BACKGROUND: Medical procedures often evoke pain and anxiety in pediatric patients. Virtual reality (VR) is a relatively new intervention that can be used to provide distraction during, or to prepare patients for, medical procedures. This meta-analysis is the first to collate evidence on the effectiveness of VR on reducing pain and anxiety in pediatric patients undergoing medical procedures.
METHODS: On April 25, 2018, we searched EMBASE, MEDLINE, CENTRAL, PubMed, Web of Science, and PsycINFO with the keywords "VR," "children," and "adolescents." Studies that applied VR in a somatic setting with participants =21 years of age were included. VR was defined as a fully immersive 3-dimensional environment displayed in surround stereoscopic vision on a head-mounted display (HMD). We evaluated pain and anxiety outcomes during medical procedures in VR and standard care conditions.
RESULTS: We identified 2889 citations, of which 17 met our inclusion criteria. VR was applied as distraction (n = 16) during venous access, dental, burn, or oncological care or as exposure (n = 1) before elective surgery under general anesthesia. The effect of VR was mostly studied in patients receiving burn care (n = 6). The overall weighted standardized mean difference (SMD) for VR was 1.30 (95% CI, 0.68-1.91) on patient-reported pain (based on 14 studies) and 1.32 (95% CI, 0.21-2.44) on patient-reported anxiety (based on 7 studies). The effect of VR on pediatric pain was also significant when observed by caregivers (SMD = 2.08; 95% CI, 0.55-3.61) or professionals (SMD = 3.02; 95% CI, 0.79-2.25). For anxiety, limited observer data were available.
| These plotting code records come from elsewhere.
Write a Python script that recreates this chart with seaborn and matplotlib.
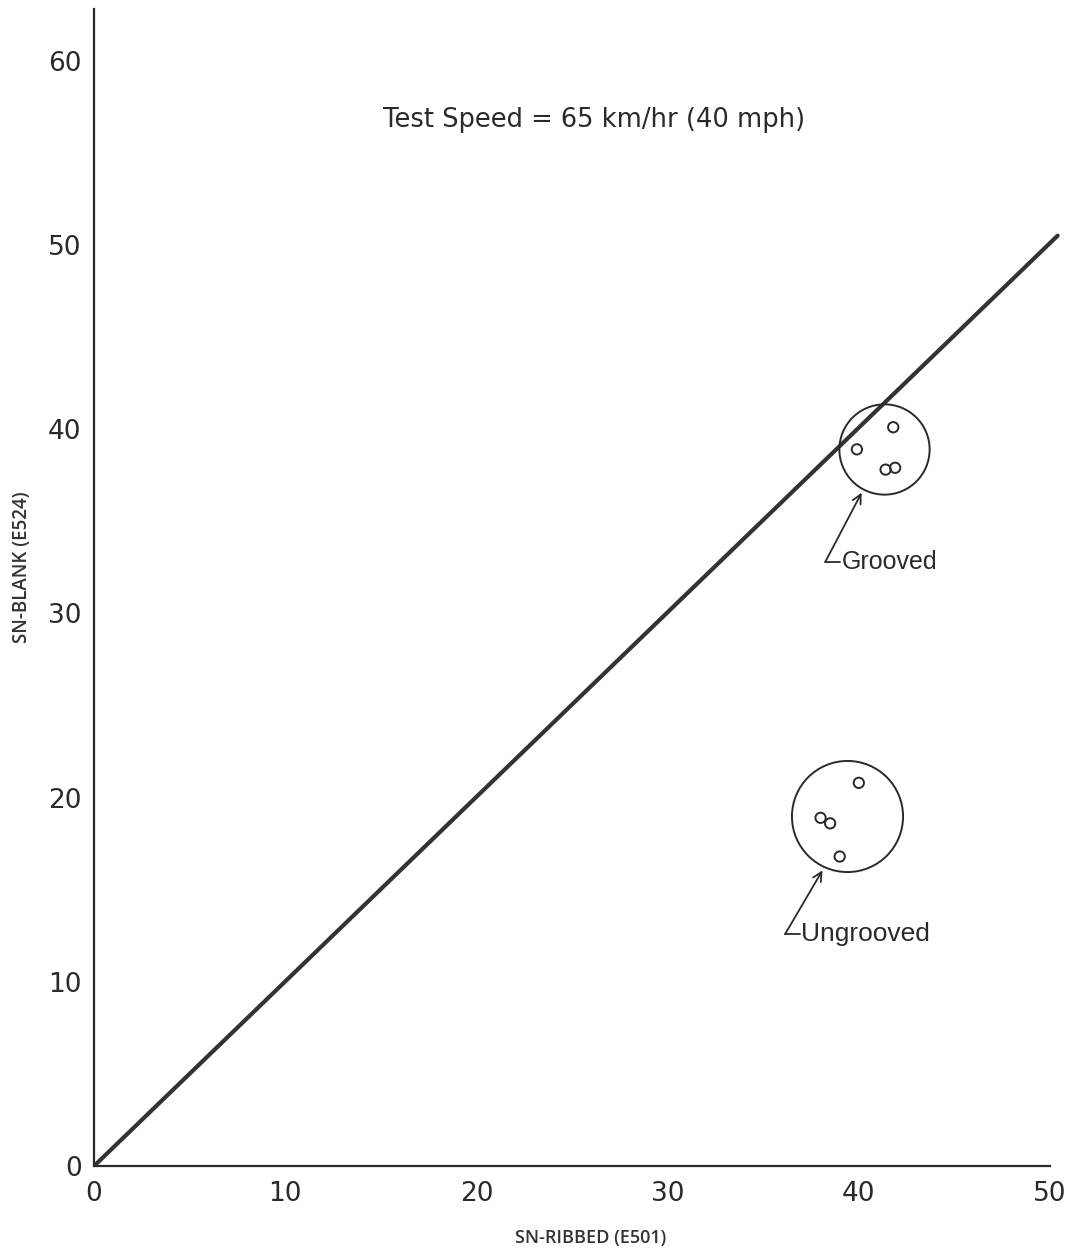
import matplotlib
matplotlib.use("Agg")
import matplotlib.pyplot as plt
import seaborn as sns
import pandas as pd

# Equality line SN-blank = SN-ribbed
line_x = [0.0, 50.4]
line_y = [0.0, 50.5]

# Skid numbers, ribbed tyre (E501) vs blank tyre (E524)
grooved_ribbed = [39.9, 41.8, 41.4, 41.9]
grooved_blank = [38.9, 40.1, 37.8, 37.9]
ungrooved_ribbed = [40.0, 38.0, 38.5, 39.0]
ungrooved_blank = [20.8, 18.9, 18.6, 16.8]

# Rings drawn around each group of results
group_names = ["Grooved", "Ungrooved"]
ring_x = [41.3, 39.4]
ring_y = [38.9, 19.0]

x_ticks = [0, 10, 20, 30, 40, 50]
y_ticks = [0, 10, 20, 30, 40, 50, 60]

title_text = "Test Speed = 65 km/hr (40 mph)"
x_label = "SN-RIBBED (E501)"
y_label = "SN-BLANK (E524)"

sns.set_theme(style="white")
plt.rcParams["font.family"] = ["DejaVu Sans"]

ink = "#2a2a2a"

fig = plt.figure(figsize=(10.77, 12.51), dpi=100)
ax = fig.add_axes([0.0873, 0.0679, 0.8983, 0.9249])

df_line = pd.DataFrame({"x": line_x, "y": line_y})
sns.lineplot(data=df_line, x="x", y="y", ax=ax, color="#333333", lw=3.0,
             solid_capstyle="round")

pts = pd.DataFrame({
    "ribbed": grooved_ribbed + ungrooved_ribbed,
    "blank": grooved_blank + ungrooved_blank,
    "surface": ["Grooved"] * 4 + ["Ungrooved"] * 4,
})
sns.scatterplot(data=pts, x="ribbed", y="blank", ax=ax, marker="o", s=55,
                facecolor="none", edgecolor=ink, linewidth=1.4, legend=False,
                zorder=4)

# ring size (points), arrow corner and arrow tip offsets from ring centre
ring_style = [
    (65, (-3.05, -6.1), (-1.15, -2.35), 18),
    (80, (-3.25, -6.4), (-1.3, -2.95), 19),
]
for name, cx, cy, (ring, corner_off, tip_off, fs) in zip(
        group_names, ring_x, ring_y, ring_style):
    ax.plot([cx], [cy], marker="o", ms=ring, mfc="none", mec=ink, mew=1.4,
            zorder=3)
    kx, ky = cx + corner_off[0], cy + corner_off[1]
    tx, ty = cx + tip_off[0], cy + tip_off[1]
    ax.annotate("", xy=(tx, ty), xytext=(kx, ky),
                arrowprops=dict(arrowstyle="->", color=ink, lw=1.3,
                                shrinkA=0, shrinkB=0, mutation_scale=16))
    ax.plot([kx, kx + 0.75], [ky, ky], color=ink, lw=1.3)
    ax.text(kx + 0.85, ky, name, ha="left", va="center", fontsize=fs,
            color=ink, family=["Liberation Sans", "DejaVu Sans"])

ax.text(26.15, 56.75, title_text, ha="center", va="center", fontsize=18.5,
        color=ink)

ax.set_xlim(0, 50.6)
ax.set_ylim(0, 62.8)
ax.set_xticks(x_ticks)
ax.set_yticks(y_ticks)
ax.set_xticklabels([str(t) for t in x_ticks])
ax.set_yticklabels([str(t) for t in y_ticks])
ax.tick_params(axis="both", direction="out", length=7, width=1.5,
               color=ink, labelcolor=ink, labelsize=19)
ax.tick_params(axis="y", pad=2)
ax.tick_params(axis="x", pad=4)
ax.set_xlabel("")
ax.set_ylabel("")

for side in ("top", "right"):
    ax.spines[side].set_visible(False)
for side in ("left", "bottom"):
    ax.spines[side].set_color(ink)
    ax.spines[side].set_linewidth(1.6)
ax.spines["bottom"].set_bounds(0, 50)

fig.text(591 / 1077, 1 - 1238 / 1251, x_label, ha="center", va="center",
         fontsize=13, color="#333333", fontweight="semibold",
         family=["Open Sans", "DejaVu Sans"])
fig.text(22 / 1077, 1 - 567 / 1251, y_label, ha="center", va="center",
         rotation=90, fontsize=13.5, color="#333333", fontweight="semibold",
         family=["Open Sans", "DejaVu Sans"])

fig.savefig("out.png", dpi=100, facecolor="white")
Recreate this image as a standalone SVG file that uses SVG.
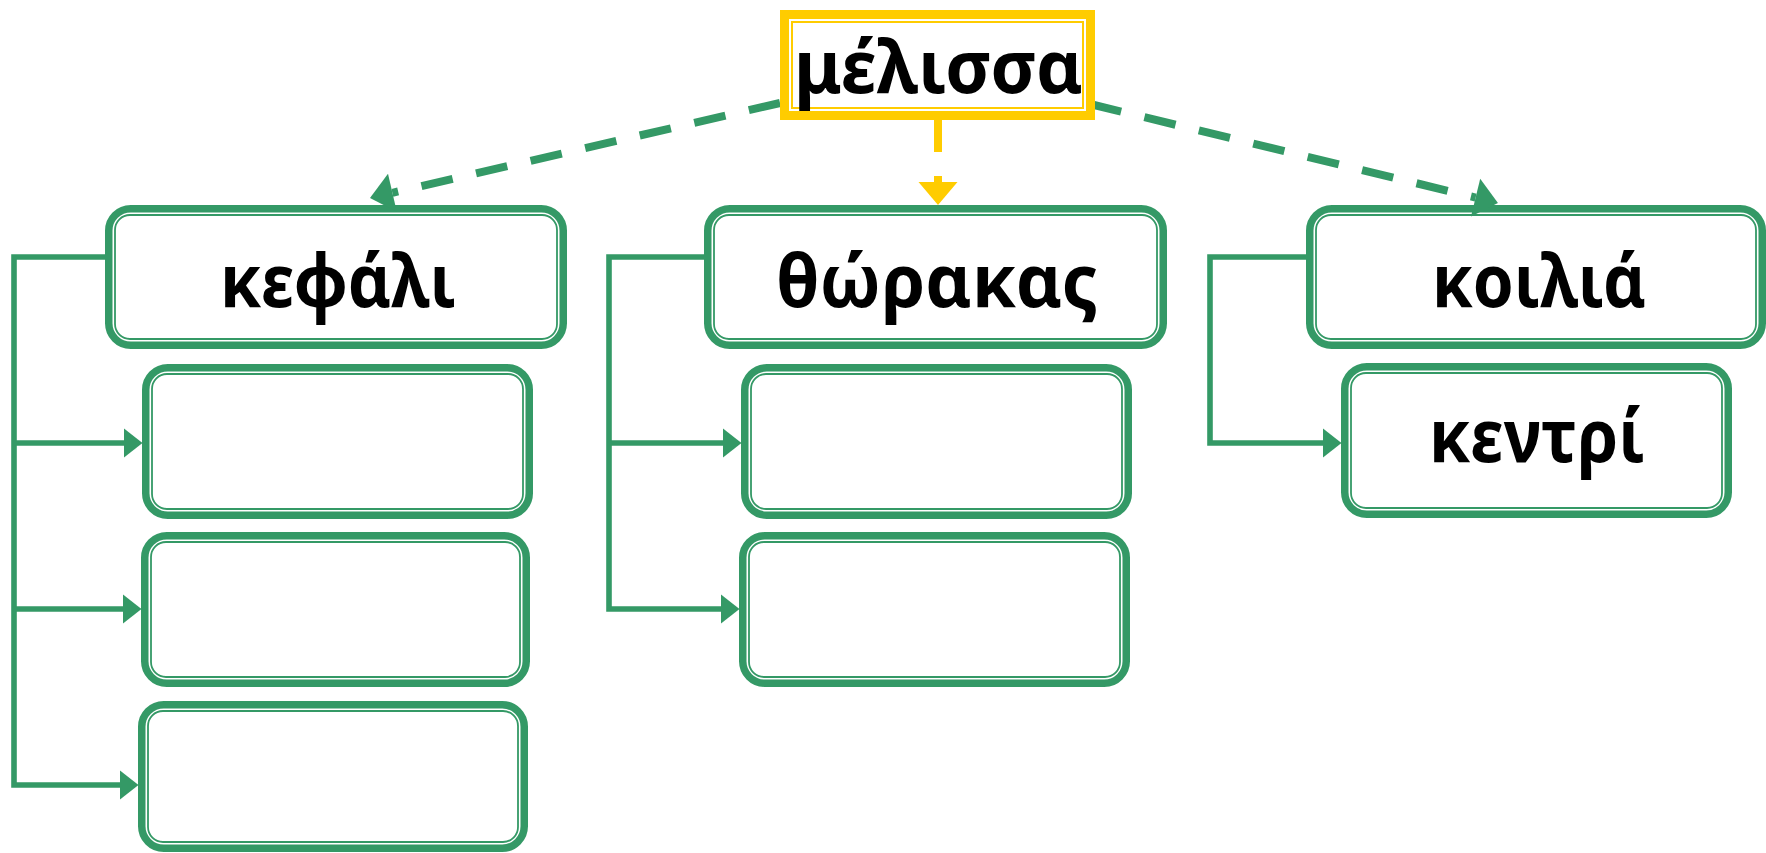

CONCLUSIONS: VR research in pediatrics has mainly focused on distraction. Large effect sizes indicate that VR is an effective distraction intervention to reduce pain and anxiety in pediatric patients undergoing a wide variety of medical procedures. However, further research on the effect of VR exposure as a preparation tool for medical procedures is needed because of the paucity of research into this field.
Whatever observation done for VR, the effect on pain and anxiety measurement may not be very accurate in children.
It is an interesting idea, not I'm sure how pertinent it is for long term use in pediatric pain relief.
This is a very interesting article that contributes to a deeper analysis of the problem of pain and anxiety in pediatric patients. It is a message for clinical practice in pediatrics as well as for further research in this field.
This is an excellent meta analysis of the limited literature regarding the significant efects of VR for pain/anxiety reduction in pediatric care. As indicated by the authors, more research is needed in this area due to limited available research. Cost implications of implementing such programs must also be examined.
It's worthwhile to note usefulness of VR in anticipated pain/anxiety invoking situations such as dressing changes in burns clinic. It may be of use in routine phlebotomy/IV cannulation, esp in toddlers.